Angular Distribution Models for Top-of-Atmosphere Radiative Flux Estimation from the Clouds and the Earth's Radiant Energy System Instrument on the Terra Satellite

The Clouds and Earth's Radiant Energy System (CERES) provides coincident global cloud and aerosol properties together with reflected solar, emitted terrestrial longwave and infrared window radiative fluxes. These data are needed to improve our understanding and modeling of the interaction between clouds, aerosols and radiation at the top of the atmosphere, surface, and within the atmosphere. This paper describes the approach used to estimate top-of-atmosphere (TOA) radiative fluxes from instantaneous CERES radiance measurements on the Terra satellite. A key component involves the development of empirical angular distribution models (ADMs) that account for the angular dependence of Earth's radiation field at the TOA. The CERES Terra ADMs are developed using 24 months of CERES radiances, coincident cloud and aerosol retrievals from the Moderate Resolution Imaging Spectroradiometer (MODIS), and meteorological parameters from the Global Modeling and Assimilation Office (GMA0) s Goddard Earth Observing System DAS (GEOS-DAS V4.0.3) product. Scene information for the ADMs is from MODIS retrievals and GEOS-DAS V4.0.3 properties over ocean, land, desert and snow, for both clear and cloudy conditions.

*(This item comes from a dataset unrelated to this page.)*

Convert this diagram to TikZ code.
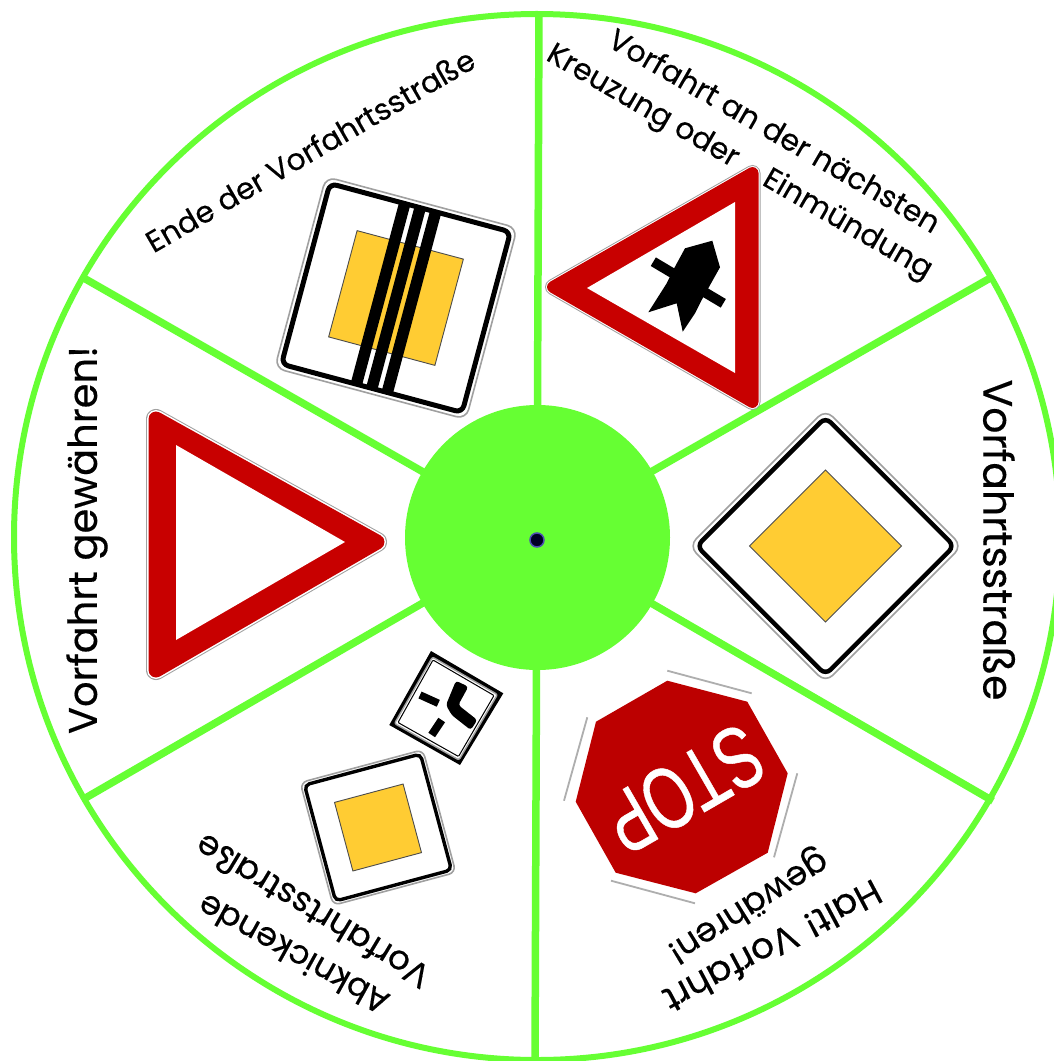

Because the CERES Terra ADMs are global, and far more CERES data is available on Terra than was available from CERES on the Tropical Rainfall Measuring Mission (TRMM), the methodology used to define CERES Terra ADMs is different in many respects from that used to develop CERES TRMM ADMs, particularly over snow/sea-ice, under cloudy conditions, and for clear scenes over land and desert.